The purpose of a magnetic field is to shield against solar winds, which are relativistic ions produced by our Sun. This is a typical O'Neill cylinder with 4 islands. I'm looking for a cost effective and reliable way to simulate Earth's strength magnetic field for an O'Neill cylinder, which does not interfere with any instruments.

sketch of O'Neill cylinder

Image is taken from bagtagger@deviantart.

  • $\begingroup$ What instruments are you talking about? Having a magnetic field will always interfere with any readings. Instruments on earth are built to compensate for our magnetic field if necessary - your cylindrists (witty me) will have to do the same - but that would be obvious, so what's the actual question? $\endgroup$
    – dot_Sp0T
    Sep 26, 2017 at 6:46
  • $\begingroup$ I agree with @dot_Sp0T: what is the issue? Compensating for the magnetic field of a ship is ancient technology. If you know what kind of field you are creating, then you simply subtract that from your readings.
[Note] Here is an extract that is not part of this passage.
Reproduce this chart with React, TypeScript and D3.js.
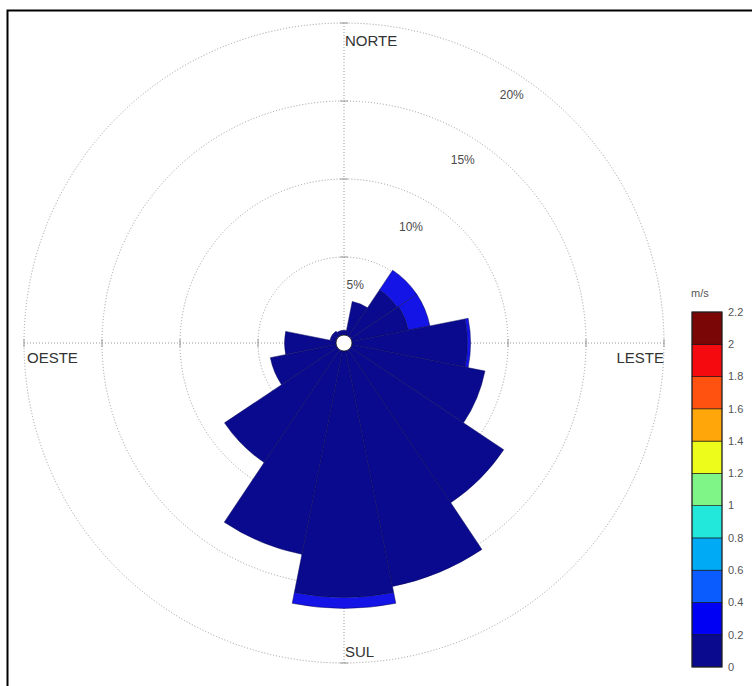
import React from "react";
import * as d3 from "d3";

// Wind rose: 16 compass sectors, frequency (%) stacked by wind-speed class
const directions = ["N", "NNE", "NE", "ENE", "E", "ESE", "SE", "SSE", "S", "SSW", "SW", "WSW", "W", "WNW", "NW", "NNW"];
const freqClass1 = [0.3, 2.2, 3.6, 3.7, 7.4, 8.7, 11.8, 15.4, 15.8, 13.3, 8.7, 4.3, 3.3, 0.4, 0.4, 0.3]; // 0–0.2 m/s
const freqClass2 = [0, 0, 1.5, 1.4, 0.2, 0, 0, 0, 0.7, 0, 0, 0, 0, 0, 0, 0]; // 0.2–0.4 m/s

const ringValues = [5, 10, 15, 20];
const ringLabels = ["5%", "10%", "15%", "20%"];
const compassLabels = ["NORTE", "LESTE", "SUL", "OESTE"];

const speedTicks = [0, 0.2, 0.4, 0.6, 0.8, 1, 1.2, 1.4, 1.6, 1.8, 2, 2.2];
const speedColors = [
  "#0a0a8e", "#0000f5", "#0a5cff", "#00aaf5", "#22e8dc",
  "#80f587", "#eefc1c", "#ffa60a", "#ff5210", "#f50a0f", "#7a0606",
];
// petal fills per speed class (slightly softer than the bar swatches)
const petalColors = ["#0a0a8e", "#1414e6"];

export default function App() {
  const W = 752;
  const H = 686;
  const cx = 344;
  const cy = 343;
  const r = d3.scaleLinear().domain([0, 20]).range([8, 320]);
  const step = (2 * Math.PI) / directions.length;

  const arc = d3.arc<any>();
  const stacks = [freqClass1, freqClass2];

  const petals: { d: string; color: string; key: string }[] = [];
  directions.forEach((dir, i) => {
    let base = 0;
    stacks.forEach((series, k) => {
      const v = series[i];
      if (v <= 0) return;
      const d = arc({
        innerRadius: r(base),
        outerRadius: r(base + v),
        startAngle: i * step - step / 2,
        endAngle: i * step + step / 2,
      }) as string;
      petals.push({ d, color: petalColors[k], key: `${dir}-${k}` });
      base += v;
    });
  });

  // ring label placement: compass bearing (deg) and inset from ring
  const labelBearing = [11, 30, 33, 34];
  const labelInset = [27, 30, 24, 20];

  const cb = d3.scaleLinear().domain([0, 2.2]).range([667, 312]);
  const cbX = 692;
  const cbW = 30;

  const grid = "#9a9a9a";
  const textCol = "#4a4a4a";
  const font = "'Liberation Sans', Arial, sans-serif";

  return (
    <svg width={W} height={H} style={{ position: "absolute", left: 0, top: 0, background: "#fff" }} fontFamily={font}>
      <rect x={0} y={0} width={W} height={H} fill="#fff" />
      {/* frame */}
      <rect x={7.5} y={10.5} width={W + 20} height={H + 20} fill="none" stroke="#000" strokeWidth={2} />

      {/* grid */}
      <g transform={`translate(${cx},${cy})`} fill="none" stroke={grid} strokeWidth={1} strokeDasharray="1,2">
        {ringValues.map((v) => (
          <circle key={v} r={r(v)} />
        ))}
        <line x1={-r(20)} x2={r(20)} y1={0} y2={0} />
        <line y1={-r(20)} y2={r(20)} x1={0} x2={0} />
      </g>
      <g transform={`translate(${cx},${cy})`} stroke={grid} strokeWidth={1}>
        {ringValues.map((v) => (
          <g key={v}>
            <line x1={r(v)} x2={r(v)} y1={-4} y2={4} />
            <line x1={-r(v)} x2={-r(v)} y1={-4} y2={4} />
            <line y1={r(v)} y2={r(v)} x1={-4} x2={4} />
            <line y1={-r(v)} y2={-r(v)} x1={-4} x2={4} />
          </g>
        ))}
      </g>

      {/* petals */}
      <g transform={`translate(${cx},${cy})`}>
        {petals.map((p) => (
          <path key={p.key} d={p.d} fill={p.color} stroke="#08085a" strokeWidth={0.5} />
        ))}
        <circle r={r(0)} fill="#fff" stroke="#111" strokeWidth={0.8} />
      </g>

      {/* ring labels */}
      <g transform={`translate(${cx},${cy})`} fontSize={12} fill={textCol} textAnchor="middle">
        {ringValues.map((v, i) => {
          const a = (labelBearing[i] * Math.PI) / 180;
          const rr = r(v) - labelInset[i];
          return (
            <text key={v} x={rr * Math.sin(a)} y={-rr * Math.cos(a)} dy="0.35em">
              {ringLabels[i]}
            </text>
          );
        })}
      </g>

      {/* compass labels */}
      <g fontSize={15} fill="#333">
        <text x={cx + 1} y={cy - r(20) + 23}>{compassLabels[0]}</text>
        <text x={cx + r(20)} y={cy + 20} textAnchor="end">{compassLabels[1]}</text>
        <text x={cx + 1} y={cy + r(20) - 6}>{compassLabels[2]}</text>
        <text x={cx - r(20) + 3} y={cy + 20}>{compassLabels[3]}</text>
      </g>

      {/* colour bar */}
      <g>
        {speedColors.map((c, i) => (
          <rect
            key={c}
            x={cbX}
            y={cb(speedTicks[i + 1])}
            width={cbW}
            height={cb(speedTicks[i]) - cb(speedTicks[i + 1])}
            fill={c}
            stroke="#111"
            strokeWidth={0.6}
          />
        ))}
        <rect x={cbX} y={cb(2.2)} width={cbW} height={cb(0) - cb(2.2)} fill="none" stroke="#222" strokeWidth={1} />
        {speedTicks.map((t) => (
          <text key={t} x={cbX + cbW + 6} y={cb(t)} dy="0.35em" fontSize={11} fill="#555">
            {String(t)}
          </text>
        ))}
        <text x={cbX - 1} y={cb(2.2) - 15} fontSize={11} fill="#555">m/s</text>
      </g>
    </svg>
  );
}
There is no issue here. $\endgroup$
    – MichaelK
    Sep 26, 2017 at 6:49
  • $\begingroup$ @dot_Sp0T: compared to Earth the O'Neill cylinder is much smaller and to erect and maintain an Earth strength magnetic field at a certain height will be difficult. $\endgroup$
    – user6760
    Sep 26, 2017 at 6:55
  • $\begingroup$ @user6760 so you're actually looking for a way to generate a stable magnetic field :D $\endgroup$
    – dot_Sp0T
    Sep 26, 2017 at 6:57
  • $\begingroup$ @dot_Sp0T: yes, most probably artificial one but should be at least as useful as Earth's. $\endgroup$
    – user6760
    Sep 26, 2017 at 6:58

3 Answers 3


You have better to place your shield far from the cylinder (sunward, of course) and have the cylinder itself in the magnetotail, something similar to the NASA proposed gimmick to protect Mars terraforming.

This way you will:

  • need a weaker field
  • have it far from habitat and thus:
    • have a far weaker local magnetic field
    • have a far more uniform local magnetic field (way easier to compensate)
  • 1
    $\begingroup$ One thing the OP seems to forget is the O'Neil colony designs relied on the mass of the construct itself to provide protection from radiation. A magnetic shield would reduce the mass required for the colony, but add complexity in terms of extra equipment and station keeping of the magnetic shield device. $\endgroup$
    – Thucydides
    Sep 26, 2017 at 9:39
  • $\begingroup$ @Thucydides Space engineers will swap out mass for complexity in their sleep $\endgroup$ Sep 27, 2019 at 14:00

It will always interfere with instruments, but so long as it's either constant or predictable, then it can be filtered out from the instruments readings.

This is how a lot of earth based astronomy is performed, as earth has a magnetic field, it's atmosphere gets in the way of our images (and spectroscopy etc). But readings take from Earth are still useful because we can predict the impact on the readings, and subtract them from the result.

So how to generate it? A nuclear reactor and an electromagnet is one way - but that'd be power hungry. However you would have to constantly feed power into whatever magnetisation system you're using. Each particle it turns away from the ship will weaken it slightly. [work = force * distance. Force != 0 (it turns away), distance != 0 (the particle is moving while force is applied) therefore work != 0. If work != 0, then energy input is required].

Probably more efficient than a nuclear reactor and electromagnet running all the time is to use the reactor/electromagnet to magnetise a bar of iron. Then you can turn the reactor off until the iron is demagnetised to no longer be useful. You remagnetise it, and off you go again.


If you make the hull in a ferromagnetic alloy then the spin you put on it to generate internal pseudo-gravity will generate a magnetic field for the habitat as well. As to instrumental stability issues I think you've got to pick the lesser of two evils, is solar bombardment shorting out circuits more of an issues or magnetic distortions from the shielding? Any instruments that work reliably on Earth is probably going to be okay, really sensitive instruments are going to need a Faraday Cage but they probably do anyway.